Wednesday, October 29, 2008

My Thoughts on Croatian Art Painting and the Torah Portion of Noach

Flood by the great Croatian painter Ivan Generalic

Despite its splendid colours of changing leaves, there is an underlying somber note to autumn. The falling leaves always seem to convey the dual message of the impermanance of life and our dependence on a greater world.

It is for this reason that my thoughts often turn in this season to Croatian naive art. Some of the finest paintings of this genre are of course landscapes. I am always awed by the details of tree branches. Denuded of leaves, there is a distinctiveness to the different types of trees that is well captured in some Croatian naive painting.

The father of Croatian naive painting is Ivan Generalic. He was born in the town of Hlebine and died in 1992. His first public art exhibition was in 1931.
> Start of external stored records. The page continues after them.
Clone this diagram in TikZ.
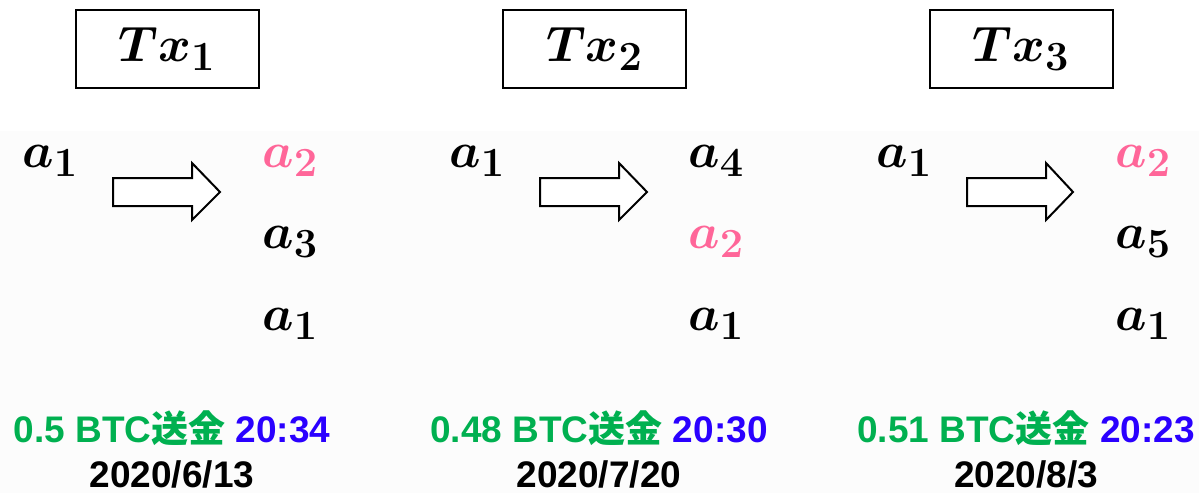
\documentclass[tikz,border=0pt]{standalone}
\usepackage[no-math]{fontspec}
\usepackage{bm}
\usepackage{xcolor}
\setmainfont{Liberation Sans}
\newfontfamily\jpfont{Noto Sans CJK JP}
\DeclareMathSizes{25}{25}{20}{15}
\definecolor{addrpink}{HTML}{FF6699}
\definecolor{sendgreen}{HTML}{00B050}
\definecolor{timeblue}{HTML}{2A00FF}

\begin{document}
\begin{tikzpicture}[
  x=0.5pt, y=-0.5pt,
  txbox/.style={draw, line width=1pt, minimum width=91.5pt, minimum height=39pt, inner sep=0pt, font=\fontsize{25}{30}\selectfont},
  addr/.style={anchor=base west, inner sep=0pt, font=\fontsize{25}{30}\selectfont},
  blockarr/.style={draw, line width=1pt, fill=white, line join=miter},
  amount/.style={anchor=base, inner sep=0pt, font=\fontsize{18.5}{22}\selectfont\bfseries}
]
  \useasboundingbox (0,0) rectangle (1199,493);
  \fill[black!1] (0,131) rectangle (1199,493);

  % transaction 1
  \node[txbox] (tx1) at (167,49) {$\bm{Tx_1}$};
  \node[addr] (in1) at (22,167) {$\bm{a_1}$};
  \draw[blockarr] (113,178) -- (192,178) -- (192,163) -- (220,192) -- (192,220) -- (192,206) -- (113,206) -- cycle;
  \node[addr, text=addrpink] (out11) at (262,167) {$\bm{a_2}$};
  \node[addr] (out12) at (262,248) {$\bm{a_3}$};
  \node[addr] (out13) at (262,330) {$\bm{a_1}$};
  \node[amount] (amt1) at (172,442) {\textcolor{sendgreen}{0.5 BTC{\jpfont\bfseries 送金}} \textcolor{timeblue}{20:34}};
  \node[amount] (date1) at (172,487) {2020/6/13};

  % transaction 2
  \node[txbox] (tx2) at (594.5,49) {$\bm{Tx_2}$};
  \node[addr] (in2) at (449,167) {$\bm{a_1}$};
  \draw[blockarr] (540,178) -- (619,178) -- (619,163) -- (647,192) -- (619,220) -- (619,206) -- (540,206) -- cycle;
  \node[addr] (out21) at (688,167) {$\bm{a_4}$};
  \node[addr, text=addrpink] (out22) at (688,248) {$\bm{a_2}$};
  \node[addr] (out23) at (688,330) {$\bm{a_1}$};
  \node[amount] (amt2) at (599,442) {\textcolor{sendgreen}{0.48 BTC{\jpfont\bfseries 送金}} \textcolor{timeblue}{20:30}};
  \node[amount] (date2) at (599,487) {2020/7/20};

  % transaction 3
  \node[txbox] (tx3) at (1021,49) {$\bm{Tx_3}$};
  \node[addr] (in3) at (876,167) {$\bm{a_1}$};
  \draw[blockarr] (967,178) -- (1046,178) -- (1046,163) -- (1073,192) -- (1046,220) -- (1046,206) -- (967,206) -- cycle;
  \node[addr, text=addrpink] (out31) at (1115,167) {$\bm{a_2}$};
  \node[addr] (out32) at (1115,248) {$\bm{a_5}$};
  \node[addr] (out33) at (1115,330) {$\bm{a_1}$};
  \node[amount] (amt3) at (1026,442) {\textcolor{sendgreen}{0.51 BTC{\jpfont\bfseries 送金}} \textcolor{timeblue}{20:23}};
  \node[amount] (date3) at (1026,487) {2020/8/3};
\end{tikzpicture}
\end{document}
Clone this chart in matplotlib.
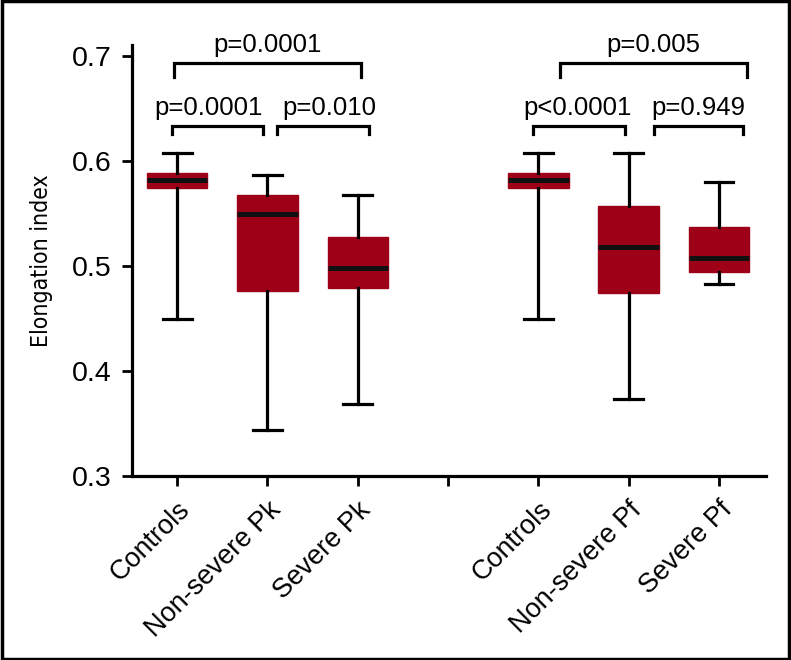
import matplotlib
matplotlib.use("Agg")
import matplotlib.pyplot as plt
from matplotlib.patches import Rectangle
from matplotlib import font_manager as fm

# ---- data ----
categories = ["Controls", "Non-severe Pk", "Severe Pk", "", "Controls", "Non-severe Pf", "Severe Pf"]
groups = ["Controls", "Non-severe Pk", "Severe Pk", "Controls", "Non-severe Pf", "Severe Pf"]
whisker_low = [0.450, 0.344, 0.369, 0.450, 0.373, 0.483]
q1 = [0.574, 0.476, 0.479, 0.574, 0.474, 0.494]
median = [0.582, 0.550, 0.498, 0.582, 0.518, 0.508]
q3 = [0.589, 0.568, 0.528, 0.589, 0.557, 0.537]
whisker_high = [0.608, 0.587, 0.568, 0.608, 0.608, 0.580]
p_labels = ["p=0.0001", "p=0.010", "p=0.0001", "p<0.0001", "p=0.949", "p=0.005"]

# ---- layout ----
box_positions = [1, 2, 3, 5, 6, 7]
# (x0, x1, y_line, tip_depth, text_x, text_y)
brackets = [
    (0.945, 1.953, 0.6333, 0.0076, 1.35, 0.6438),
    (2.109, 3.125, 0.6333, 0.0076, 2.68, 0.6438),
    (0.967, 3.033, 0.6936, 0.0133, 2.00, 0.7040),
    (4.94, 5.96, 0.6333, 0.0076, 5.43, 0.6438),
    (6.28, 7.27, 0.6333, 0.0076, 6.77, 0.6438),
    (5.243, 7.305, 0.6936, 0.0133, 6.27, 0.7040),
]

# condensed font for the y label, if one is installed
ylabel_fp = None
for f in fm.fontManager.ttflist:
    if f.name == "Liberation Sans Narrow" and f.weight in (400, "normal", "regular") and f.style == "normal":
        ylabel_fp = fm.FontProperties(fname=f.fname, size=20)
        break
if ylabel_fp is None:
    for f in fm.fontManager.ttflist:
        if f.name == "DejaVu Sans" and f.stretch == "condensed" and f.style == "normal" \
                and f.weight in (400, "normal", "regular"):
            ylabel_fp = fm.FontProperties(fname=f.fname, size=16.5)
            break
if ylabel_fp is None:
    ylabel_fp = fm.FontProperties(family=["Liberation Sans", "DejaVu Sans"], size=15.5)

W, H = 791, 660
fig = plt.figure(figsize=(W / 100, H / 100), dpi=100)
ax = fig.add_axes([132 / W, (H - 476) / H, (766 - 132) / W, (476 - 45) / H])

red = "#9E0018"
stats = []
for i, g in enumerate(groups):
    stats.append(dict(label=g, whislo=whisker_low[i], q1=q1[i], med=median[i],
                      q3=q3[i], whishi=whisker_high[i], fliers=[]))

ax.bxp(stats, positions=box_positions, widths=0.67, patch_artist=True,
       showfliers=False,
       boxprops=dict(facecolor=red, edgecolor=red, linewidth=1),
       medianprops=dict(color="#111111", linewidth=3.6, solid_capstyle="butt"),
       whiskerprops=dict(color="black", linewidth=2.3),
       capprops=dict(color="black", linewidth=2.3),
       capwidths=0.32)

ax.set_xlim(0.5, 7.52)
ax.set_ylim(0.3, 0.7105)
ax.set_yticks([0.3, 0.4, 0.5, 0.6, 0.7])
ax.set_yticklabels(["0.3", "0.4", "0.5", "0.6", "0.7"])
ax.set_xticks(range(1, 8))
ax.set_xticklabels(categories, rotation=45, ha="right", va="top",
                   rotation_mode="anchor")

for s in ["top", "right"]:
    ax.spines[s].set_visible(False)
for s in ["left", "bottom"]:
    ax.spines[s].set_linewidth(2.3)

ax.tick_params(axis="both", length=7, width=2, color="black")
ax.tick_params(axis="y", pad=8, labelsize=20.5)
ax.tick_params(axis="x", pad=8, labelsize=19.5)
for lab in ax.get_xticklabels() + ax.get_yticklabels():
    lab.set_family(["Liberation Sans", "DejaVu Sans"])

ax.set_ylabel("Elongation index", fontproperties=ylabel_fp, va="center")
ax.yaxis.set_label_coords(-0.1435, 0.5)

for (x0, x1, y, d, tx, ty), lab in zip(brackets, p_labels):
    ax.plot([x0, x0, x1, x1], [y - d, y, y, y - d], color="black",
            linewidth=2.3, clip_on=False, solid_joinstyle="miter")
    ax.text(tx, ty, lab, ha="center", va="baseline", fontsize=18.5,
            family=["Liberation Sans", "DejaVu Sans"], clip_on=False)

fig.patches.append(Rectangle((0.002, 0.002), 0.996, 0.996, transform=fig.transFigure,
                             fill=False, edgecolor="black", linewidth=2.5))

fig.savefig("out.png", dpi=100)
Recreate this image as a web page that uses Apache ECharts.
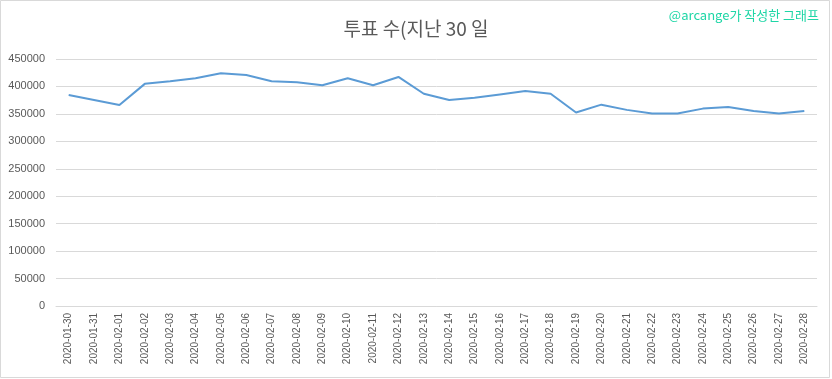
<!DOCTYPE html>
<html>
<head>
<meta charset="utf-8">
<script src="https://cdn.jsdelivr.net/npm/echarts@6/dist/echarts.min.js"></script>
<style>
html,body{margin:0;padding:0;background:#fff;}
#chart{width:832px;height:379px;}
</style>
</head>
<body>
<div id="chart"></div>
<script>
const categories = [
  '2020-01-30','2020-01-31','2020-02-01','2020-02-02','2020-02-03','2020-02-04','2020-02-05','2020-02-06','2020-02-07','2020-02-08',
  '2020-02-09','2020-02-10','2020-02-11','2020-02-12','2020-02-13','2020-02-14','2020-02-15','2020-02-16','2020-02-17','2020-02-18',
  '2020-02-19','2020-02-20','2020-02-21','2020-02-22','2020-02-23','2020-02-24','2020-02-25','2020-02-26','2020-02-27','2020-02-28'
];
const votes = [
  384300, 375300, 366200, 404700, 409600, 415000, 424000, 421000, 409600, 407700,
  402300, 415000, 402300, 417300, 386700, 375300, 379500, 385500, 391500, 386700,
  352400, 366800, 357300, 350600, 350600, 359600, 362600, 355400, 350600, 355400
];
const titleText = '투표 수(지난 30 일';
const watermark = '@arcange가 작성한 그래프';

const chart = echarts.init(document.getElementById('chart'));
chart.setOption({
  animation: false,
  backgroundColor: '#fff',
  title: {
    text: titleText,
    left: 'center',
    top: 14,
    textStyle: { fontFamily: 'Noto Sans CJK KR', fontSize: 19, fontWeight: 'normal', color: '#595959' }
  },
  graphic: [
    { type: 'rect', shape: { x: 0.5, y: 0.5, width: 829, height: 377 }, style: { fill: 'none', stroke: '#d9d9d9', lineWidth: 1 }, silent: true },
    { type: 'text', right: 13, top: 9, style: { text: watermark, fill: '#1ED6A6', font: '13px "Noto Sans CJK KR"' } }
  ],
  grid: { left: 56, right: 15, top: 59, bottom: 73 },
  xAxis: {
    type: 'category',
    data: categories,
    boundaryGap: true,
    axisLine: { lineStyle: { color: '#d9d9d9' } },
    axisTick: { show: false },
    axisLabel: { rotate: 90, interval: 0, fontSize: 10, color: '#595959', fontFamily: 'Liberation Sans', margin: 7 }
  },
  yAxis: {
    type: 'value',
    min: 0, max: 450000, interval: 50000,
    axisLine: { show: false },
    axisTick: { show: false },
    splitLine: { lineStyle: { color: '#d9d9d9' } },
    axisLabel: { fontSize: 11, color: '#595959', fontFamily: 'Liberation Sans', margin: 11, formatter: v => String(v) }
  },
  series: [{
    type: 'line',
    data: votes,
    symbol: 'none',
    lineStyle: { color: '#5B9BD5', width: 2 }
  }]
});
</script>
</body>
</html>
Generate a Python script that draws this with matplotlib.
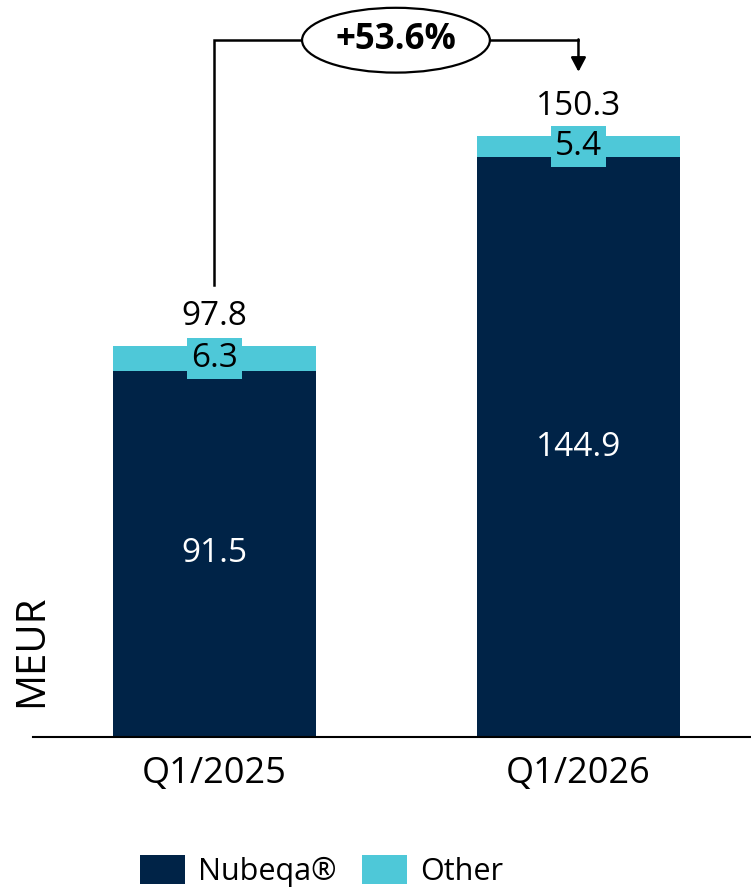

The arrival of the Hebrew month of Cheshvan brings with it the reading of parshas Noach, which details the destruction of the world in the Great Flood. The entire sequence of events of the flood is a stark reminder of the role humanity has of channeling all of creation to the service of G-d. In this Torah portion, the rainbow is established as a reminder that G-d promised never again to destroy the world by flood. When it appears it is a sign of both anger and restraint, that the world is being spared despite G-d's wrath.

It is for this reason that I chose a painting by Ivan Generalic called "Flood". Although it is usually the spring thaw that brings flooding in the countryside, the horizon shares with late autumn and winter the feature of bare branches raised to heaven like arms in mute supplication.

I have also included two recordings of YU Grupa, a froup that was wildly popular before the breakup of Jugoslavia. Although my family connection is to Croatia, I have on more than one occasion discussed with people from other republics of the former Jugoslavia the music scene in that region before the breakup. Some of the groups actually outlived Jugoslavia, continuing to enjoy a unity among fans that transcends national boundaries, if only for the duration of a song.

This is an odd time of year in which my own cultural frame of reference reinforces the message and theme of the weekly Torah portion. I hope you, my readers enjoy both the music and the paintings with this posting.